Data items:
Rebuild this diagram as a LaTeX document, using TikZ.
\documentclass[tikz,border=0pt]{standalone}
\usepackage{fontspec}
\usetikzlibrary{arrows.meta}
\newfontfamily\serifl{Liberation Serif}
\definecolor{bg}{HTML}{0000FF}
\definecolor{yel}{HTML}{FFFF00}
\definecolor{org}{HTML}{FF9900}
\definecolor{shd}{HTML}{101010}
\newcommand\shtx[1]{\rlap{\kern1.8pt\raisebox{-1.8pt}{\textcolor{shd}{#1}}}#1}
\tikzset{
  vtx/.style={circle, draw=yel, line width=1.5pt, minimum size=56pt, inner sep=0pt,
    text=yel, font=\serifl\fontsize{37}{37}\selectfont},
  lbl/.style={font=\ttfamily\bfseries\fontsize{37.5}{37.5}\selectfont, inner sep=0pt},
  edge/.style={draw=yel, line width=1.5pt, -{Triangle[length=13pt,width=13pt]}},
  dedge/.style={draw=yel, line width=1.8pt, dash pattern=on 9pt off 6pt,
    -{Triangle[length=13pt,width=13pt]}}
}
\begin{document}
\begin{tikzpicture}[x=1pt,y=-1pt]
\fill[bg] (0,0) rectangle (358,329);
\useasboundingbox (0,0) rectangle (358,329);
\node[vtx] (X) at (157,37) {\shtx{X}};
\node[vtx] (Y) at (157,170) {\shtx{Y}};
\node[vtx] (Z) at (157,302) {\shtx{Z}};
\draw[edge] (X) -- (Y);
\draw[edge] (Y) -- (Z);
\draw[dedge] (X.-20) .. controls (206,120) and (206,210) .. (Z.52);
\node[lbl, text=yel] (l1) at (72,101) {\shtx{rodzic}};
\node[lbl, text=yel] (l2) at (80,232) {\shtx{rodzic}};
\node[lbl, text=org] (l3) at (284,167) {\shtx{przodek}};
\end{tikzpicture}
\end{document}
--
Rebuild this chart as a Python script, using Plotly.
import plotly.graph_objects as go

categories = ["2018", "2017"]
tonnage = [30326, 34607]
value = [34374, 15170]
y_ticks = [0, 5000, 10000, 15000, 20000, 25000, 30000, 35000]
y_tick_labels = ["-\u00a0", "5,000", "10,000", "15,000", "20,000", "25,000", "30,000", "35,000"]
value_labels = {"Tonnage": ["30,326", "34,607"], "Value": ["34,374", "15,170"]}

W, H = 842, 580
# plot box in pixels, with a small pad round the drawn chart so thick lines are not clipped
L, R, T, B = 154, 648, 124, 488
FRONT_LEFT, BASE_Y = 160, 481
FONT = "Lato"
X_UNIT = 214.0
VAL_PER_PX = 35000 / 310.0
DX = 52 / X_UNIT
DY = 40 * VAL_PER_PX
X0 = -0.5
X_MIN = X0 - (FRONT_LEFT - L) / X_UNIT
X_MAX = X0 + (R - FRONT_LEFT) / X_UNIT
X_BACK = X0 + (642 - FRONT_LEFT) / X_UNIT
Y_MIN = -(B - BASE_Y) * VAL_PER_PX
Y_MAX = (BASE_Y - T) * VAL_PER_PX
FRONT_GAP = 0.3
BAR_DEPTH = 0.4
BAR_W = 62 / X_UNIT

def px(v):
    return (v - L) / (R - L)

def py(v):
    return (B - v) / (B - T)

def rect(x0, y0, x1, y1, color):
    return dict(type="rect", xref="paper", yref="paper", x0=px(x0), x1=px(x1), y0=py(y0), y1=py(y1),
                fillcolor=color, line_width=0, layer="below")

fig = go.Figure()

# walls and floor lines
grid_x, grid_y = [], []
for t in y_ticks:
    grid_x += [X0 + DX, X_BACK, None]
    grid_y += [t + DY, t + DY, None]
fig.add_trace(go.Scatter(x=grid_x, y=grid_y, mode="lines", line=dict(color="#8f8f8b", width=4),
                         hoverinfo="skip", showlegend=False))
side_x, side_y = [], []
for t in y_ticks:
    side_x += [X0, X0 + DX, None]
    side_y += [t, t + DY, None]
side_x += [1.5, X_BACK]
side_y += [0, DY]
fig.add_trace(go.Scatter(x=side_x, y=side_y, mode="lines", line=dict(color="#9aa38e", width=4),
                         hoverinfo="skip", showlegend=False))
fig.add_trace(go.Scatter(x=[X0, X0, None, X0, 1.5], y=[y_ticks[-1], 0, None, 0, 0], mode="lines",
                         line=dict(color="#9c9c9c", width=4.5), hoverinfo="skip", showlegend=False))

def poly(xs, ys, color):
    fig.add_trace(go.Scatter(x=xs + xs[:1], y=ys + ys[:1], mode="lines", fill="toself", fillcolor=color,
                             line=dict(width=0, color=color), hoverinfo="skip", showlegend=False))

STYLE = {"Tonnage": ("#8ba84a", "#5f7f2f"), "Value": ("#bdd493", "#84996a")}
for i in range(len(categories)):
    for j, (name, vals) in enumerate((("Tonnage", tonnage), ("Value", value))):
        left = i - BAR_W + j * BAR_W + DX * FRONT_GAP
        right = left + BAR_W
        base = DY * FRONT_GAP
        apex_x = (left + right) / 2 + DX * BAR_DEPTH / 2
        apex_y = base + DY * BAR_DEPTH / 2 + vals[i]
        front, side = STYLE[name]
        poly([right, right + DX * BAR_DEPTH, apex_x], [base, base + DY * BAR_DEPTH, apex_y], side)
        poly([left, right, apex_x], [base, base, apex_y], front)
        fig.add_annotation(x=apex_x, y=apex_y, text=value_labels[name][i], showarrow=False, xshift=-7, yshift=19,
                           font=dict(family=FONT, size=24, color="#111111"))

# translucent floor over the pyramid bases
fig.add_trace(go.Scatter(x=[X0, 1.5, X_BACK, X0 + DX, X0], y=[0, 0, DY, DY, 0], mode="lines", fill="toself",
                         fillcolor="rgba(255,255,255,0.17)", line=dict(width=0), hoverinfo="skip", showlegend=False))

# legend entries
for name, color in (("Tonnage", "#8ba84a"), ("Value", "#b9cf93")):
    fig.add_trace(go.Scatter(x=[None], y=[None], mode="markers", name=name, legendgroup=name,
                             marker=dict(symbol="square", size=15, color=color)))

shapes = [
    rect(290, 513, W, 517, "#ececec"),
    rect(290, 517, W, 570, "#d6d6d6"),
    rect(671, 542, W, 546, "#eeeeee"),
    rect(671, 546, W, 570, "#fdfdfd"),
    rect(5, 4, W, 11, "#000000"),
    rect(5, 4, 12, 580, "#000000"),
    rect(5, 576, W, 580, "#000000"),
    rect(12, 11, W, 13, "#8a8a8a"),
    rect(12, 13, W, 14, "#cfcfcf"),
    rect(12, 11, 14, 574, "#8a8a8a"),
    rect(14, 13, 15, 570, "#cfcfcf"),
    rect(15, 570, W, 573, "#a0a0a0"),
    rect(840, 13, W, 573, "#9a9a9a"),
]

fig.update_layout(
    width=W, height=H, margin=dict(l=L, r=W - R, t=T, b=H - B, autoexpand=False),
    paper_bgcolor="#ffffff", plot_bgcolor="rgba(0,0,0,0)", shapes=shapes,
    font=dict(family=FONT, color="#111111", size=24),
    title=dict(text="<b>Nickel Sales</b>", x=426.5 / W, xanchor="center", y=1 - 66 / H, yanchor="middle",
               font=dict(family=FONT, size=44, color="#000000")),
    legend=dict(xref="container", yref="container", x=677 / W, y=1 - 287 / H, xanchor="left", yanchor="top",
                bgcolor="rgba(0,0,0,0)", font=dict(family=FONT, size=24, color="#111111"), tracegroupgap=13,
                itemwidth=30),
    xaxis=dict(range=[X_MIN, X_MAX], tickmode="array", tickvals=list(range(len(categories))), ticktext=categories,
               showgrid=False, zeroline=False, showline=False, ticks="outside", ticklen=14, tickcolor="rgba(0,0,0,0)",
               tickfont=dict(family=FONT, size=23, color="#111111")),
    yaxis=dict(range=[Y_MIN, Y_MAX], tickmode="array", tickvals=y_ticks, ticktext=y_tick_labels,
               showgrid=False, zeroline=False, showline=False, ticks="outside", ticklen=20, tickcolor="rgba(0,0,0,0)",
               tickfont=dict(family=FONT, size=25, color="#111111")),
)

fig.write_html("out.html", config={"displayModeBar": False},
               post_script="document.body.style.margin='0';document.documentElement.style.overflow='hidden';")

▶ _PROBLEM REQUIREMENTS_
Of the entries above, repeat exactly the lines from the line with "Rebuild this chart" through the line with "import plotly.graph_objects as go", both of them included.

▶ _THE COMPLETED TASK_
Rebuild this chart as a Python script, using Plotly.
import plotly.graph_objects as go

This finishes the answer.